17. Furthermore, despite the fact that the applicants explicitly requested an opportunity to put questions to the police officers, neither they nor their lawyers were invited to the examinations, with the domestic authorities in the first applicant’s case referring to the economy and efficiency of the proceedings and in the second applicant’s case holding that a cross‑examination of the witness could not lead to a different determination of the facts (see paragraph 4 above). There is also no indication that the applicants or their lawyers were ever invited to put questions to the police officers in writing (see Paić, cited above, § 47, with further references therein).
18. While it is true that the applicants had the opportunity to give their own version of the events during the trials and that they availed themselves of that possibility, that fact alone cannot be regarded as a sufficient counterbalancing factor to compensate for the handicap under which the defence laboured (ibid., § 51).
19. In assessing the overall fairness of the trials, the Court notes that the applicants’ convictions were based on untested evidence which was decisive for their convictions and that insufficient counterbalancing factors were in place to compensate for the restriction of the applicants’ defence rights. The Court is of the opinion that the demands of efficiency and economy in the proceedings, in the circumstances, could not justify the interference with the applicants’ right to cross-examine witnesses against them. It therefore finds that there has been a violation of Article 6 §§ 1 and 3 (d) of the Convention in respect of both the applicants.

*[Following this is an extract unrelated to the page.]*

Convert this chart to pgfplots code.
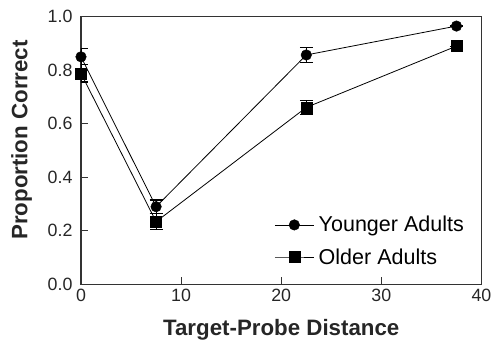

APPLICATION OF ARTICLE 41 OF THE CONVENTION
20. The first applicant claimed 150 euros (EUR) in respect of pecuniary damage relating to the fine which he had been obliged to pay and EUR 1,000 in respect of non-pecuniary damage. He also claimed EUR 1,550 in respect of costs and expenses incurred before the domestic courts and those incurred before the Court.
21. The second applicant claimed EUR 860 in respect of pecuniary damage relating to the fine which he had been obliged to pay and EUR 3,200 in respect of non-pecuniary damage. He also claimed EUR 3,440 in respect of costs and expenses incurred before the domestic courts and the Court.
22. The Government contested these claims.
23. The Court notes that the applicants have not shown the existence of a causal link between the procedural violation found and the pecuniary damage alleged (see Milenović v. Slovenia, no. 11411/11, § 46, 28 February 2013). It therefore rejects those claims in their entirety.
24. The applicants have certainly suffered some non-pecuniary damage. Having regard to the nature and gravity of the violations found in the present case and taking into account the applicants’ claims, the Court awards the applicants the amount of EUR 1,000 each, plus any tax that may be chargeable in respect of non-pecuniary damage.
25. The Court rejects the first applicant’s claim regarding costs and expenses because he did not support his claim that he had paid or was under a legal obligation to pay the fees claimed (compare Merabishvili v. Georgia [GC], no. 72508/13, §§ 370-73, 28 November 2017). As for the second applicant, the Court reiterates that an applicant is entitled to the reimbursement of costs and expenses only in so far as it has been shown that these were actually and necessarily incurred and were also reasonable as to their quantum. In the present case, regard being had to the documents in its possession and the above criteria, the Court considers it appropriate to award the second applicant EUR 2,765, covering costs under all heads, plus any tax that may be chargeable to him.
FOR THESE REASONS, THE COURT, UNANIMOUSLY,
(a) that the respondent State is to pay the applicants, within three months, the amounts indicated in the appended table, to be converted into the currency of the respondent State at the rate applicable at the date of settlement;
(b) that from the expiry of the above-mentioned three months until settlement simple interest shall be payable on the amounts indicated in the appended table at a rate equal to the marginal lending rate of the European Central Bank during the default period plus three percentage points;
Done in English, and notified in writing on 29 April 2025, pursuant to Rule 77 §§ 2 and 3 of the Rules of Court.